Les forces de sécurité doivent trouver un juste équilibre entre une formation adéquate et un engagement à l’égard de la promotion des femmes. « Il faut éviter de mettre des personnes à des postes pour lesquels elles ne sont pas en mesure d’accomplir leur mission », ajoute Cheryl Hendricks. « Cela revient à se tirer une balle dans le pied. Aussi devez-vous donner aux personnes la formation requise pour réussir dans leurs fonctions. En revanche, vous pouvez également accélérer la formation, de telle sorte qu’au lieu que cela vous prenne 20 ans, cela pourrait ne vous prendre que 10 ans si des efforts concertés sont faits pour que vous y parveniez. Il vous faut donc rechercher des femmes ayant des capacités, les identifier et vous assurer que vous leur faites suivre un programme accéléré. »
ÉVITER LE PIÈGE DU GENRE
Cheryl Hendricks dit qu’elle commence toujours en partant du principe que les femmes sont des citoyennes ayant les mêmes droits que les hommes dans la société, et qu’elles méritent d’avoir l’opportunité de rechercher toute forme de service ou d’emploi qui les intéresse, du moment qu’elles sont qualifiées pour le faire. Un secteur de la sécurité plus représentatif tiendra compte des besoins de tout le monde dans la société. Des arguments semblables ont été avancés et ont été suivis d’effet dans tout le continent concernant l’intégration des groupes raciaux et ethniques dans les forces de sécurité. Les mêmes types d’arguments devraient donc s’appliquer pour les femmes. Pour Cheryl Hendricks, l’intégration des femmes comme des groupes ethniques atteint l’objectif fondamental de la réforme du secteur de la sécurité, à savoir « un secteur de la sécurité plus représentatif, plus légitime, plus responsable et plus apte à faire face à diverses situations. »

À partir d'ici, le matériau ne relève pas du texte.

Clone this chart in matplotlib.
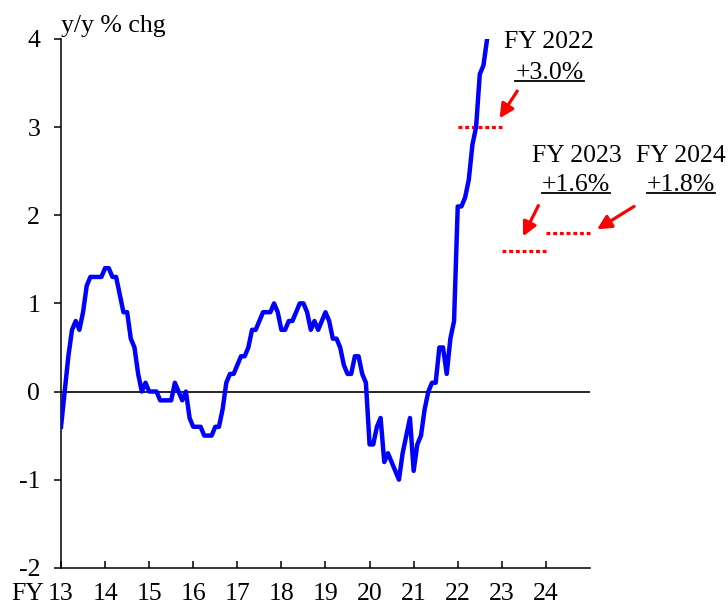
import matplotlib.pyplot as plt
import numpy as np
from matplotlib.lines import Line2D
from matplotlib.transforms import IdentityTransform

plt.rcParams['font.family'] = ['Liberation Serif', 'DejaVu Serif']
plt.rcParams['font.size'] = 18.5
plt.rcParams['axes.unicode_minus'] = False

# y/y % chg, monthly from April 2013 (start of FY13) to December 2022
cpi = [
    -0.4, 0.0, 0.4, 0.7, 0.8, 0.7, 0.9, 1.2, 1.3, 1.3, 1.3, 1.3,        # FY13
    1.4, 1.4, 1.3, 1.3, 1.1, 0.9, 0.9, 0.6, 0.5, 0.2, 0.0, 0.1,         # FY14
    0.0, 0.0, 0.0, -0.1, -0.1, -0.1, -0.1, 0.1, 0.0, -0.1, 0.0, -0.3,   # FY15
    -0.4, -0.4, -0.4, -0.5, -0.5, -0.5, -0.4, -0.4, -0.2, 0.1, 0.2, 0.2,  # FY16
    0.3, 0.4, 0.4, 0.5, 0.7, 0.7, 0.8, 0.9, 0.9, 0.9, 1.0, 0.9,         # FY17
    0.7, 0.7, 0.8, 0.8, 0.9, 1.0, 1.0, 0.9, 0.7, 0.8, 0.7, 0.8,         # FY18
    0.9, 0.8, 0.6, 0.6, 0.5, 0.3, 0.2, 0.2, 0.4, 0.4, 0.2, 0.1,         # FY19
    -0.6, -0.6, -0.4, -0.3, -0.8, -0.7, -0.8, -0.9, -1.0, -0.7, -0.5, -0.3,  # FY20
    -0.9, -0.6, -0.5, -0.2, 0.0, 0.1, 0.1, 0.5, 0.5, 0.2, 0.6, 0.8,     # FY21
    2.1, 2.1, 2.2, 2.4, 2.8, 3.0, 3.6, 3.7, 4.0,                        # FY22
]
start_fy = 13
fy_ticks = list(range(13, 25))
fy_tick_labels = [str(y) for y in fy_ticks]
y_ticks = list(range(-2, 5))

# forecasts (fiscal-year averages)
fc_years = [22, 23, 24]
fc_values = [3.0, 1.6, 1.8]
fc_titles = ['FY 2022', 'FY 2023', 'FY 2024']
fc_labels = ['+3.0%', '+1.6%', '+1.8%']

# annotation layout (data coords)
title_pos = [(24.07, 3.90), (24.70, 2.60), (27.07, 2.60)]
label_pos = [(24.08, 3.55), (24.69, 2.27), (27.07, 2.27)]
arrow_tail = [(23.35, 3.41), (23.83, 2.11), (26.0, 2.10)]
arrow_tip = [(22.95, 3.10), (23.48, 1.76), (25.16, 1.84)]

x = start_fy + np.arange(len(cpi)) / 12

fig = plt.figure(figsize=(7.28, 6.08), dpi=100)
ax = fig.add_axes([0.0838, 0.0661, 0.7266, 0.8698])

ax.axhline(0, color='black', lw=1.2, zorder=1)
ax.plot(x, cpi, color='#0000ff', lw=3.2, zorder=3)

for fy, v in zip(fc_years, fc_values):
    ax.plot([fy, fy + 1], [v, v], color='red', lw=2.3, dashes=(1.2, 0.9),
            clip_on=False, zorder=2)

for tail, tip in zip(arrow_tail, arrow_tip):
    ax.annotate('', xy=tip, xytext=tail, annotation_clip=False,
                arrowprops=dict(arrowstyle='-|>', color='red', lw=2.3,
                                mutation_scale=21, shrinkA=0, shrinkB=0))

for (tx, ty), t in zip(title_pos, fc_titles):
    ax.text(tx, ty, t, ha='center', va='baseline', clip_on=False)
under = []
for (lx, ly), t in zip(label_pos, fc_labels):
    under.append(ax.text(lx, ly, t, ha='center', va='baseline', clip_on=False))

ax.set_xlim(13, 25)
ax.set_ylim(-2, 4)
ax.set_xticks(fy_ticks, fy_tick_labels)
ax.set_yticks(y_ticks)
ax.tick_params(axis='x', direction='in', length=5, width=1.1, pad=11)
ax.tick_params(axis='y', direction='out', length=5, width=1.1, pad=10)
for s in ['top', 'right']:
    ax.spines[s].set_visible(False)
for s in ['left', 'bottom']:
    ax.spines[s].set_linewidth(1.1)

ax.annotate('FY', xy=(13, -2), xytext=(-12.5, -11), textcoords='offset points',
            ha='right', va='top', annotation_clip=False)
fig.text(0.0838, 1 - 32 / 608, 'y/y % chg', ha='left', va='baseline')

# underline the forecast figures
fig.canvas.draw()
for t in under:
    bb = t.get_window_extent()
    base = ax.transData.transform(t.get_position())[1]
    fig.add_artist(Line2D([bb.x0, bb.x1], [base - 2, base - 2], color='black',
                          lw=1.3, transform=IdentityTransform()))

fig.savefig('out.png', dpi=100)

Là où les militaires doivent être prudents, ajoute-t-elle, c’est lorsqu’ils tiennent pour acquis que les femmes apportent des qualités uniques relevant du genre dans leurs fonctions dans l’armée et dans la police. Par exemple, certains présupposent que les femmes sont meilleures pour la communication, manifestent plus d’empathie et sont plus susceptibles de rechercher la paix. Parfois on part du principe qu’elles sont meilleures dans leurs interactions avec les femmes et les enfants civils ou plus susceptibles de s’opposer à la violence à caractère sexiste. Il arrive que ces hypothèses s’avèrent exactes, mais il existe également des hommes qui excellent dans ces domaines. « Nous ne pouvons donc pas avancer un argument aussi uniforme de cette manière », suggère Cheryl Hendricks. « Ce que nous devons faire est de déterminer quelles compétences sont nécessaires pour un secteur de la sécurité d’une société particulière ou une mission de paix particulière, etc., et ensuite examiner de quelle manière nous pouvons former chaque personne à exercer ces compétences. »
Cheryl Hendricks appelle ceci le « piège du genre ». Si les responsables tiennent pour acquis que la valeur des femmes réside dans leur apport d’un ensemble particulier de compétences, alors seules les femmes devront assumer la charge de transformer les relations entre les hommes et les femmes dans le secteur de la sécurité. « C’est pourquoi j’ai tendance à mettre l’accent sur une discussion fondée sur les droits », précise-t-elle. « Pour tout autre secteur, on ne voit pas la nécessité d’aller chercher les qualités uniques des femmes qui vont aller travailler, par exemple, dans les affaires ou dans l’administration. Il va de soi qu’elles y ont leur place. Toutefois, d’une certaine façon, lorsqu’il s’agit du secteur de la sécurité, il nous faut trouver ces justifications à la présence des femmes dans ce secteur particulier. »
Boubacar N’Diaye, président du Réseau africain pour le secteur de la sécurité, avance qu’il s’agit d’une question d’équilibre. Les femmes doivent être incluses, bienvenues et à des postes d’autorité. Boubacar N’Diaye, dans le cadre de son travail sur les réformes dans tout le continent, indique qu’il lui a fallu maintes fois répondre à des fonctionnaires africains lui demandant pourquoi il était important pour les femmes d’avoir une présence dans le secteur de la sécurité.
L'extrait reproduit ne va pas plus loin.